In the image of Palladio’s Villa Rotunda, my own geometric “regulating lines” superimposed over the architect’s drawings reveal that the building’s appearing in the world is governed by the famous “golden ratio” that is found throughout nature (look it up if interested). The mathematical Fibonacci sequence may be more familiar to many, but some may not know that said sequence actually generates a set of analogous ratios of the “golden mean.”

To my point here about both the integration of our body’s desires in discipleship (i.e. how the “rule” of the world in Jesus is a rule inherent to humanity itself) and on how the “regulating geometry” of architecture began to teach me about this, the “regulating lines” in that drawing of Le Corbusier’s Modulor Man are the very same exact ones as mine in the drawing of Palladio’s Villa Rotunda.
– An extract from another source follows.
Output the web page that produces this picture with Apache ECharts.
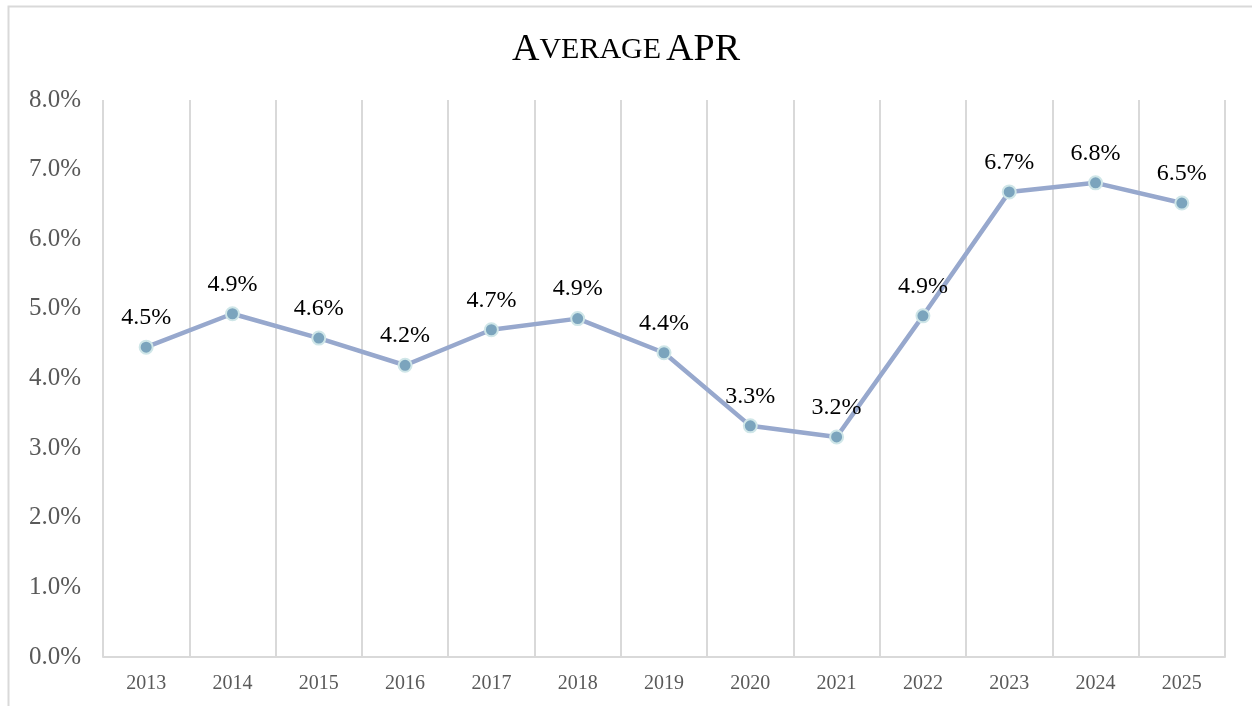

Le Corbusier learned architecture from Palladio, and the geometry of Corbusier’s buildings is the geo-metry of the human body. The rectangle that discloses the “rules” that govern Le Corbusier’s drawing is a “golden” one – a “golden rectangle” of the “golden ratio.”

So, it turns out – who knew!? - the “rule” inherent to the human body is the same as what governs beautiful architecture. No one is imposing anything on anyone from outside like a monster, alien, or machine. By way of a golden analogy to our discipleship, Jesus, after all, is himself fully God and fully human. His law of love is not imposed upon us from outside ourselves. Torah is at least as much descriptive as prescriptive.

Begrudging obligation does not have to be pitted against authentic self expression. An organically formed lump of clay is not pitted against the mechanical rigidity of clockwork. Being “ruled” doesn’t have to be the harsh imposition of a mechanical or purely pragmatic grid from above. Just as the regulating geometry of man IS the regulating geometry of beautiful and harmonious Architecture - and just as a beautiful image of the figure of humanity appears in the wonder-inducing forms of Windsor Castle as the end product of loving craftsmanship by the humanity who appears in it - the rule of God IS the “rule” of man in harmonious relationship with one another in community that splendors with the beauty of truth.

Architecture really just functioned as a beginning of this lesson for me. And, it's a lesson I'm learning to lean into, now more particularly with a posture of vulnerability before God who's goodness and love I can trust in relationships with others. So, despite my mere initiation into the lesson, I hope this can, if needed or wanted for you, be a springboard for your imagination to see discipleship through a different lens than perhaps the one you're used to.